Tonight I am met with uncertainty and a sense of despair. The cause doesn’t look significant on the surface, but an earthquake seems insignificant until what is happening beneath the surface disrupts the seemingly stable life that rests above it. All catastrophic tremors develop and build where no one sees or senses them.
I have started Greater Than Zero Apparel and media as a way to encourage people around me and to attempt to build a brand that would help me leave swing shift. Swing shift has been great in someways, but the mental toll it has on me will forever be misunderstood, overlooked, and inevitably treated as “just one of those things.”
In my journal, I carry a note that my middle son wrote in the summer of 2023 when he was playing his first year of baseball. He had a game on a day I had to work and these things are normal occurrence because I have to work different days every week. I had to work one night after that and he had slipped a note in my lunch box that I found once I got to work that says “I wish you ckam to my game” (and yes, he spelled came c-k-a-m which made it that much more difficult to read without feeling the sorrow of missing out).
The note reminds me of how much I miss and how tired I am because of work. I’m writing this reflection even now with tears welling up in my eyes as I sit in my control room at work. Something had to be done and I thought maybe GTZ was the way. But as I was doing a task at work on night shift tonight, I had my ear buds in (which is against the rules and I shouldn’t have), I began listening to what is likely my most favorite song of all time: “Time” composed by Hans Zimmer for the movie Inception. This song is the song I play when I need to reflect and examine things within myself to try and find root cause. Tonight was a night I needed to do that because earlier I had reached out to a couple of my friends with a text that said “ Considering just stopping by GTZ. It’s all too much to push and build with everything going on.”
As I listened to the song as I worked, a wave of clarity came over me as I posed the question to myself “why do you do GTZ? What’s it all for?” And i quickly realized that it wasn’t to create a better schedule for myself or to build a brand. It was deeper than that. So what conclusion did I draw as, again, a tsunami of emotions overtook me in the moment as the horns start playing in the song:
I just want/wanted my life to mean something.
And just like that, all of the things that are happening in my life started to lead me to the end of my life. And as I meditated on what my life was going to add up to be at the end was just going through the motions of survival feeling like I was never anything worth remembering by my family as I struggled to be a good husband, a loving father, and a supportive friend. I began thinking about the 12 hour days of sitting in a control room watching a screen that could be spent pursuing my family more. The night shifts that I stay awake at work so that when my family wakes, it’s my turn to sleep and not get to spend it with them. And the sleep isn’t good on nights either. It’s 4-5 hours in between two 24+ hour days sometimes. I think about how I’m not doing anything wrong by doing what I have to in order to provide for my family, but how much money can someone make when the cost is time?
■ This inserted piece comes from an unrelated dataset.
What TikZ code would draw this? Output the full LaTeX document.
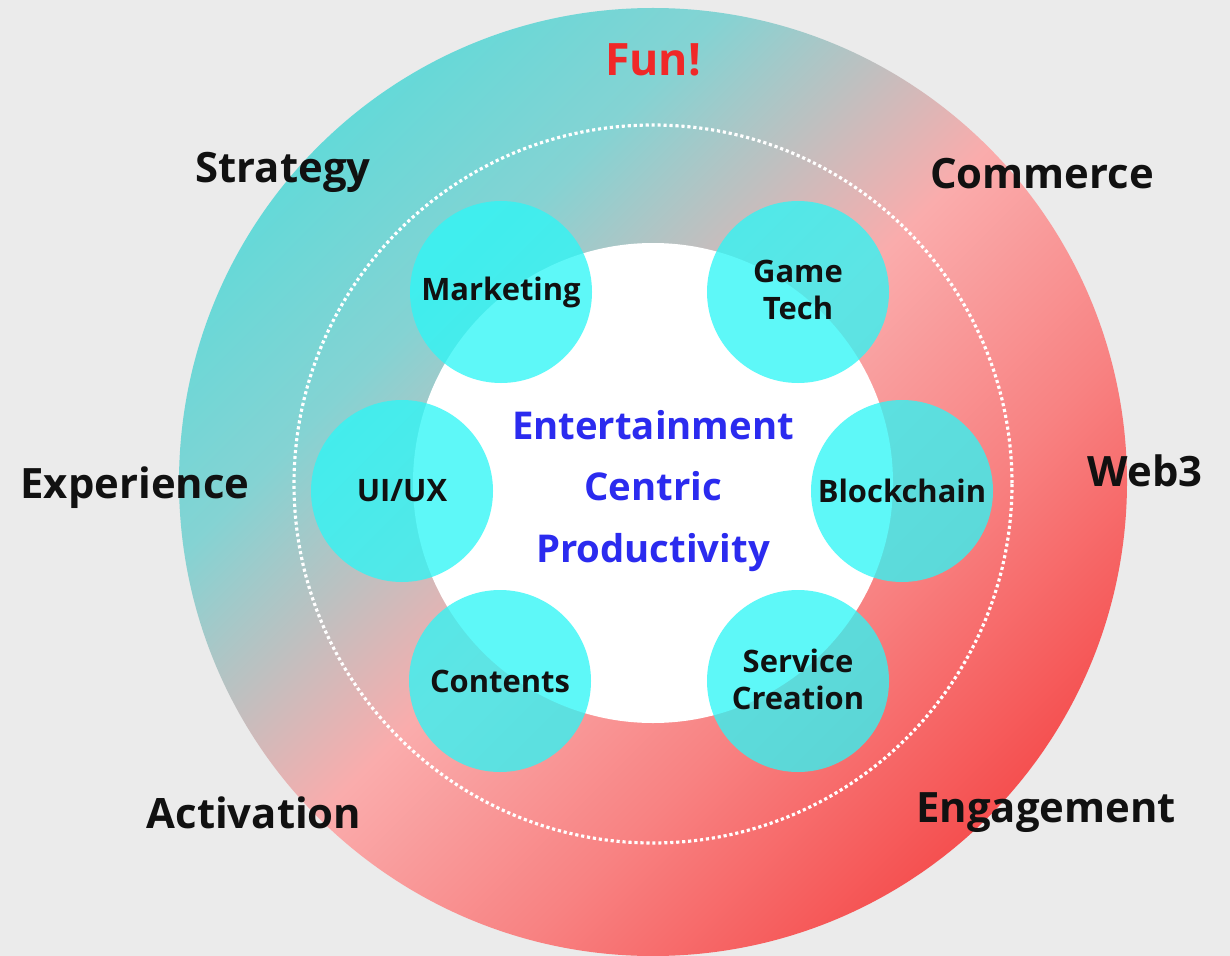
\documentclass[tikz,border=0pt]{standalone}
\usepackage{fontspec}
\setmainfont{Open Sans}
\usetikzlibrary{backgrounds}
\definecolor{bggray}{RGB}{235,235,235}
\definecolor{tealA}{RGB}{100,217,216}
\definecolor{tealB}{RGB}{132,211,211}
\definecolor{grayC}{RGB}{190,192,192}
\definecolor{pinkD}{RGB}{250,172,172}
\definecolor{redE}{RGB}{248,130,130}
\definecolor{redF}{RGB}{245,80,80}
\definecolor{cyanfill}{RGB}{46,246,246}
\definecolor{funred}{RGB}{240,40,40}
\definecolor{ecblue}{RGB}{43,43,239}
\definecolor{labelblack}{RGB}{17,17,17}
\pgfdeclarehorizontalshading{ringshade}{100bp}{%
  color(0bp)=(tealA); color(25bp)=(tealA); color(35bp)=(tealB);
  color(42.5bp)=(grayC); color(50bp)=(pinkD); color(62.5bp)=(redE);
  color(75bp)=(redF); color(100bp)=(redF)}
\tikzset{
  outerlabel/.style={font=\fontsize{23.8}{28}\selectfont\bfseries, text=labelblack, inner sep=0pt},
  smalllabel/.style={font=\fontsize{17.6}{21}\selectfont\bfseries, text=labelblack, align=center, inner sep=0pt},
  centerlabel/.style={font=\fontsize{21.8}{35.2}\selectfont\bfseries, text=ecblue, align=center, inner sep=0pt},
  bubble/.style={circle, fill=cyanfill, fill opacity=0.77, minimum size=182*0.02cm, inner sep=0pt},
}
\begin{document}
\begin{tikzpicture}[x=0.02cm, y=-0.02cm]
  \fill[bggray] (0,0) rectangle (1230,956);
  \useasboundingbox (0,0) rectangle (1230,956);
  \begin{scope}
    \clip (0,0) rectangle (1230,956);
    \shade[shading=ringshade, shading angle=-45] (653,482) circle[radius=474];
  \end{scope}
  \draw[white, line width=1.8pt, dash pattern=on 1.8pt off 1.6pt] (653,484) circle[radius=359];
  \fill[white] (653,483) circle[radius=240];
  % bubbles
  \node[bubble] (mkt) at (501,292) {};
  \node[bubble] (gt) at (798,292) {};
  \node[bubble] (ui) at (402,491) {};
  \node[bubble] (bc) at (902,491) {};
  \node[bubble] (ct) at (500,681) {};
  \node[bubble] (sc) at (798,681) {};
  \node[smalllabel] at ([yshift=1pt]gt) {Game\\Tech};
  \node[smalllabel] at (mkt) {Marketing};
  \node[smalllabel] at (ui) {UI/UX};
  \node[smalllabel] at (bc) {Blockchain};
  \node[smalllabel] at (ct) {Contents};
  \node[smalllabel] at ([yshift=1pt]sc) {Service\\Creation};
  % center
  \node[centerlabel] (center) at (653,491) {Entertainment\\Centric\\Productivity};
  % outer labels
  \node[outerlabel, text=funred, font=\fontsize{25.4}{28}\selectfont\bfseries] (fun) at (653,60) {Fun!};
  \node[outerlabel] (strategy) at (283,172) {Strategy};
  \node[outerlabel] (commerce) at (1042,174) {Commerce};
  \node[outerlabel] (experience) at (135,488) {Experience};
  \node[outerlabel] (web3) at (1145,471) {Web3};
  \node[outerlabel] (activation) at (254,813) {Activation};
  \node[outerlabel] (engagement) at (1046,813) {Engagement};
\end{tikzpicture}
\end{document}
Then I started thinking about if something tragically happened to my wife or one of my kids and their life ended too soon. Did I spend what little time I had with them angry or checked out due to exhaustion instead of embracing who they are and learning to love them in ways that they’d never forget if I was gone or in ways I wouldn’t regret if they were gone.
My heart wants to make a difference, but not for me. I just want to feel like it all mattered and at the end of my life I can say i didn’t waste it doing what I had to but I spent it doing what I wanted. Is that unrealistic? Is that a pipe dream? All of it seems so far away that no matter what I do, I can’t claw myself out of feeling like I do.
All of this to say: Greater Than Zero, with all of its aspirations to help others get enough control of their life so that they don’t end up having these same thoughts and struggles that I have experienced, is coming to an end. Though I love to do it, I simply cannot squander more time and missed memories.
Let me leave you with one last thing: your life will be over soon. Soon it will all seem like it passed you by and you didn’t get a chance to enjoy it. The noise will be gone. The stress will be gone. The aggravations will be gone. You’ll have wished “this season” would pass because of how difficult it is and you’ll inevitably say “where did it all go” as if a genie was there and instantly granted those wishes.
As a Christian I know in eternity it will all be fine. But right now, I am not fine. Not like this. And I don’t wish for anyone to wake up one day and feel like I do in this moment and many that I’ve had just like this. So, as you move closer toward eternity, may you live and love so much in a way that the transition is less of a sense of relief from the pain and more of the continuation of a life that you have built doing everything you can (and not doing a lot of things) to find peace and joy.